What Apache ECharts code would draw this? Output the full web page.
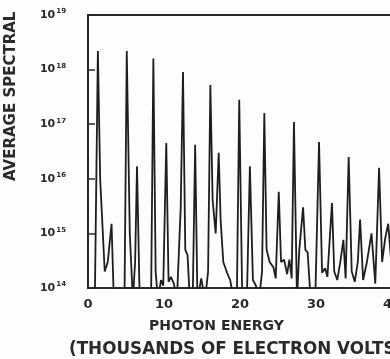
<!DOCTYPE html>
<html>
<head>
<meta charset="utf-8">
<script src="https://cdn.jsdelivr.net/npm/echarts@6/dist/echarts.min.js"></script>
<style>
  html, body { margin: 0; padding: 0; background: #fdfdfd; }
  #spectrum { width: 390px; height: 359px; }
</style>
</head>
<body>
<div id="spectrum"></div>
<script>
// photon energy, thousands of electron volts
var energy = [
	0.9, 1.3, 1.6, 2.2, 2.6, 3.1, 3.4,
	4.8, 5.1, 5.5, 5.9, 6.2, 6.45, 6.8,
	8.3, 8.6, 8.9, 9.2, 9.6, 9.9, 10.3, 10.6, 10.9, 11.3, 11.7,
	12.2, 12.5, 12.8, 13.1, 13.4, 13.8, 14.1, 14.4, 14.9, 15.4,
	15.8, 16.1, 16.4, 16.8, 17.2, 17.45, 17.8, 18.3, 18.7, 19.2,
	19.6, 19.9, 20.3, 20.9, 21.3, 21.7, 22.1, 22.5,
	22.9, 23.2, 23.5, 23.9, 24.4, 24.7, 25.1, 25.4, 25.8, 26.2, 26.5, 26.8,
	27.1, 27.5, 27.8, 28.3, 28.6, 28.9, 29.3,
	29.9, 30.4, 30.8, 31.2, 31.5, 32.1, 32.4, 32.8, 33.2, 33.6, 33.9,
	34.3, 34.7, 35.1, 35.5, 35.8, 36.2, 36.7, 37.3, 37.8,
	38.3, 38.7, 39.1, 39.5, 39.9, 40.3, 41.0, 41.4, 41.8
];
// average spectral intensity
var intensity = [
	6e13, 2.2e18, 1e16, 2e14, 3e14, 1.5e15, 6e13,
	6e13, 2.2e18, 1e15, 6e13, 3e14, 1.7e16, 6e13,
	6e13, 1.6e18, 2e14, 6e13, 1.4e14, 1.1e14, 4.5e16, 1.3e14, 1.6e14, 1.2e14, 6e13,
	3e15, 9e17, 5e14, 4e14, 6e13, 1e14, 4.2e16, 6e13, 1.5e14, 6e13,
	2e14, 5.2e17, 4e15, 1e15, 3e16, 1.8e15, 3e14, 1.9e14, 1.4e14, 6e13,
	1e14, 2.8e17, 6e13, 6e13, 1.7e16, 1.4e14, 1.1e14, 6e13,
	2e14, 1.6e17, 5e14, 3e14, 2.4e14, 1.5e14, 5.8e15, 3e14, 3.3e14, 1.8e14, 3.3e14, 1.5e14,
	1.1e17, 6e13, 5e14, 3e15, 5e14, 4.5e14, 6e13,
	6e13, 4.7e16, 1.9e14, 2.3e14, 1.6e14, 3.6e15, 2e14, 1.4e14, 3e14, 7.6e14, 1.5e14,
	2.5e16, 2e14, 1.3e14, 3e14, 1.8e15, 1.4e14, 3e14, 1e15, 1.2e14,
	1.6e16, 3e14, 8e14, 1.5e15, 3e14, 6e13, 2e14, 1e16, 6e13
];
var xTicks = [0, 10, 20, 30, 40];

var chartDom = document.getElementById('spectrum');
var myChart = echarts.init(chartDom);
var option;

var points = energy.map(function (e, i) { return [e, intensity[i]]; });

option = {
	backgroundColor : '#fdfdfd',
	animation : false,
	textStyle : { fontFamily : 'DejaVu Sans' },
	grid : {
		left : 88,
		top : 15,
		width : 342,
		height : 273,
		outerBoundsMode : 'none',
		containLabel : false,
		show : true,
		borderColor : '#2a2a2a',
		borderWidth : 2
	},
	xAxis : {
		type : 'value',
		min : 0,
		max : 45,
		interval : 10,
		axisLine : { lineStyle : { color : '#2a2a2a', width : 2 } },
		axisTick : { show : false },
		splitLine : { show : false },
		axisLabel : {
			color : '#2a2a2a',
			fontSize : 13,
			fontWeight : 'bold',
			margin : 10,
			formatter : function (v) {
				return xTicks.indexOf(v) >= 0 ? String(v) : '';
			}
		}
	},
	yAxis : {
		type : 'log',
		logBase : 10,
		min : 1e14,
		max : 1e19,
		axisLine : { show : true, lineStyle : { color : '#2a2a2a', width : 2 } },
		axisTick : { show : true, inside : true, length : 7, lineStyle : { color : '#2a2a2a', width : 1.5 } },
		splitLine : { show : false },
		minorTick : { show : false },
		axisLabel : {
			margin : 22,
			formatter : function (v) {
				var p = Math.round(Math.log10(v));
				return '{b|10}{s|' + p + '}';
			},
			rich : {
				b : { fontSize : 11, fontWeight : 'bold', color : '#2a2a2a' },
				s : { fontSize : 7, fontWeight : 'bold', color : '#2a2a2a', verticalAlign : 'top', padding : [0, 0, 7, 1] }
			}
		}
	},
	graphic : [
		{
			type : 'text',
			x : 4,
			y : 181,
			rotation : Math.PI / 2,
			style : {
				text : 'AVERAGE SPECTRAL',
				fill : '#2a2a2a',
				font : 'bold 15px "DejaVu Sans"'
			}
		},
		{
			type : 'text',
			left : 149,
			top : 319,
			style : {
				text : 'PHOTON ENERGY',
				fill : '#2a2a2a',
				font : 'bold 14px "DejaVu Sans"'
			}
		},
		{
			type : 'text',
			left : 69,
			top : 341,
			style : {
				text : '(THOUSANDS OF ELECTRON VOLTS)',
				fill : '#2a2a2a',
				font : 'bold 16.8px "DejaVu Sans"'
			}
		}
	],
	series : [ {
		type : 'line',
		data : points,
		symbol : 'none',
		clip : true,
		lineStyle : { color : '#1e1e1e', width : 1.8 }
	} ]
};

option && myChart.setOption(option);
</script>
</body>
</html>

◆ **SET EXERCISE**
Reproduce the material word for word. Any pictures should be left out of the copy.

◆ **RESULT OF THIS TASK**
What Apache ECharts code would draw this? Output the full web page.
<!DOCTYPE html>
<html>
<head>
<meta charset="utf-8">
<script src="https://cdn.jsdelivr.net/npm/echarts@6/dist/echarts.min.js"></script>
<style>
  html, body { margin: 0; padding: 0; background: #fdfdfd; }
  #spectrum { width: 390px; height: 359px; }
</style>
</head>
<body>
<div id="spectrum"></div>
<script>
// photon energy, thousands of electron volts
var energy = [
	0.9, 1.3, 1.6, 2.2, 2.6, 3.1, 3.4,
	4.8, 5.1, 5.5, 5.9, 6.2, 6.45, 6.8,
	8.3, 8.6, 8.9, 9.2, 9.6, 9.9, 10.3, 10.6, 10.9, 11.3, 11.7,
	12.2, 12.5, 12.8, 13.1, 13.4, 13.8, 14.1, 14.4, 14.9, 15.4,
	15.8, 16.1, 16.4, 16.8, 17.2, 17.45, 17.8, 18.3, 18.7, 19.2,
	19.6, 19.9, 20.3, 20.9, 21.3, 21.7, 22.1, 22.5,
	22.9, 23.2, 23.5, 23.9, 24.4, 24.7, 25.1, 25.4, 25.8, 26.2, 26.5, 26.8,
	27.1, 27.5, 27.8, 28.3, 28.6, 28.9, 29.3,
	29.9, 30.4, 30.8, 31.2, 31.5, 32.1, 32.4, 32.8, 33.2, 33.6, 33.9,
	34.3, 34.7, 35.1, 35.5, 35.8, 36.2, 36.7, 37.3, 37.8,
	38.3, 38.7, 39.1, 39.5, 39.9, 40.3, 41.0, 41.4, 41.8
];
// average spectral intensity
var intensity = [
	6e13, 2.2e18, 1e16, 2e14, 3e14, 1.5e15, 6e13,
	6e13, 2.2e18, 1e15, 6e13, 3e14, 1.7e16, 6e13,
	6e13, 1.6e18, 2e14, 6e13, 1.4e14, 1.1e14, 4.5e16, 1.3e14, 1.6e14, 1.2e14, 6e13,
	3e15, 9e17, 5e14, 4e14, 6e13, 1e14, 4.2e16, 6e13, 1.5e14, 6e13,
	2e14, 5.2e17, 4e15, 1e15, 3e16, 1.8e15, 3e14, 1.9e14, 1.4e14, 6e13,
	1e14, 2.8e17, 6e13, 6e13, 1.7e16, 1.4e14, 1.1e14, 6e13,
	2e14, 1.6e17, 5e14, 3e14, 2.4e14, 1.5e14, 5.8e15, 3e14, 3.3e14, 1.8e14, 3.3e14, 1.5e14,
	1.1e17, 6e13, 5e14, 3e15, 5e14, 4.5e14, 6e13,
	6e13, 4.7e16, 1.9e14, 2.3e14, 1.6e14, 3.6e15, 2e14, 1.4e14, 3e14, 7.6e14, 1.5e14,
	2.5e16, 2e14, 1.3e14, 3e14, 1.8e15, 1.4e14, 3e14, 1e15, 1.2e14,
	1.6e16, 3e14, 8e14, 1.5e15, 3e14, 6e13, 2e14, 1e16, 6e13
];
var xTicks = [0, 10, 20, 30, 40];

var chartDom = document.getElementById('spectrum');
var myChart = echarts.init(chartDom);
var option;

var points = energy.map(function (e, i) { return [e, intensity[i]]; });

option = {
	backgroundColor : '#fdfdfd',
	animation : false,
	textStyle : { fontFamily : 'DejaVu Sans' },
	grid : {
		left : 88,
		top : 15,
		width : 342,
		height : 273,
		outerBoundsMode : 'none',
		containLabel : false,
		show : true,
		borderColor : '#2a2a2a',
		borderWidth : 2
	},
	xAxis : {
		type : 'value',
		min : 0,
		max : 45,
		interval : 10,
		axisLine : { lineStyle : { color : '#2a2a2a', width : 2 } },
		axisTick : { show : false },
		splitLine : { show : false },
		axisLabel : {
			color : '#2a2a2a',
			fontSize : 13,
			fontWeight : 'bold',
			margin : 10,
			formatter : function (v) {
				return xTicks.indexOf(v) >= 0 ? String(v) : '';
			}
		}
	},
	yAxis : {
		type : 'log',
		logBase : 10,
		min : 1e14,
		max : 1e19,
		axisLine : { show : true, lineStyle : { color : '#2a2a2a', width : 2 } },
		axisTick : { show : true, inside : true, length : 7, lineStyle : { color : '#2a2a2a', width : 1.5 } },
		splitLine : { show : false },
		minorTick : { show : false },
		axisLabel : {
			margin : 22,
			formatter : function (v) {
				var p = Math.round(Math.log10(v));
				return '{b|10}{s|' + p + '}';
			},
			rich : {
				b : { fontSize : 11, fontWeight : 'bold', color : '#2a2a2a' },
				s : { fontSize : 7, fontWeight : 'bold', color : '#2a2a2a', verticalAlign : 'top', padding : [0, 0, 7, 1] }
			}
		}
	},
	graphic : [
		{
			type : 'text',
			x : 4,
			y : 181,
			rotation : Math.PI / 2,
			style : {
				text : 'AVERAGE SPECTRAL',
				fill : '#2a2a2a',
				font : 'bold 15px "DejaVu Sans"'
			}
		},
		{
			type : 'text',
			left : 149,
			top : 319,
			style : {
				text : 'PHOTON ENERGY',
				fill : '#2a2a2a',
				font : 'bold 14px "DejaVu Sans"'
			}
		},
		{
			type : 'text',
			left : 69,
			top : 341,
			style : {
				text : '(THOUSANDS OF ELECTRON VOLTS)',
				fill : '#2a2a2a',
				font : 'bold 16.8px "DejaVu Sans"'
			}
		}
	],
	series : [ {
		type : 'line',
		data : points,
		symbol : 'none',
		clip : true,
		lineStyle : { color : '#1e1e1e', width : 1.8 }
	} ]
};

option && myChart.setOption(option);
</script>
</body>
</html>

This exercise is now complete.